En 2006, la SAQ s’est fait prendre à demander à des producteurs européens d’augmenter leurs prix afin de compenser la baisse de l’euro. Cet épisode laisse entrevoir une cause possible du problème. Quand un distributeur ou un détaillant fait de l’argent en appliquant une majoration (mark-up) sur le coût d’un bien, quand de plus il s’agit d’un monopole qui peut refiler une hausse du coût aux clients, alors il n’est pas très motivé à comprimer le coût de cet intrant.
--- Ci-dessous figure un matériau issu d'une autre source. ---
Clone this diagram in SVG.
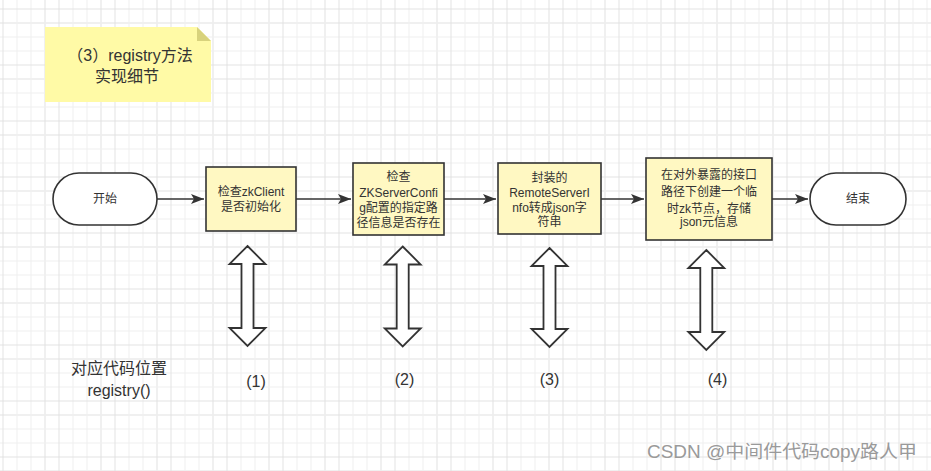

Moins en tout cas que s’il opérait dans un marché concurrentiel. 

Les indicateurs et les histoires convergent : la SAQ a un problème avec ses coûts. Dans le commerce de l’alimentation, la concurrence oblige les joueurs à les comprimer tant qu’ils peuvent. L’autre grand monopole d’État, Hydro-Québec, voit ses coûts scrutés chaque année par la Régie de l’énergie. En revanche, la SAQ n’est assujettie ni à la discipline du marché, ni à une autorité réglementaire. Quand son actionnaire lui demande un plus gros dividende, elle cherche davantage à augmenter ses revenus qu’à se serrer la ceinture. Mais avec le plafonnement des ventes en volume, de l’achalandage et du résultat net depuis 2012, cette approche est peut être épuisée. 

L’alcool reste un bien de luxe. Perso, je préfère encore financer les services publics en taxant l’alcool qu’en imposant le travail. Les clients de la SAQ, qui sont aussi des contribuables, auraient avantage qu’une plus grande part du prix de la bouteille serve à financer nos services publics que de rester dans les poches du distributeur. 
 
La commission Robillard a apporté sa pierre à l’édifice; il reste à l’achever. Pour aller au fond des choses, le gouvernement pourrait demander au Vérificateur général d’examiner la SAQ en profondeur.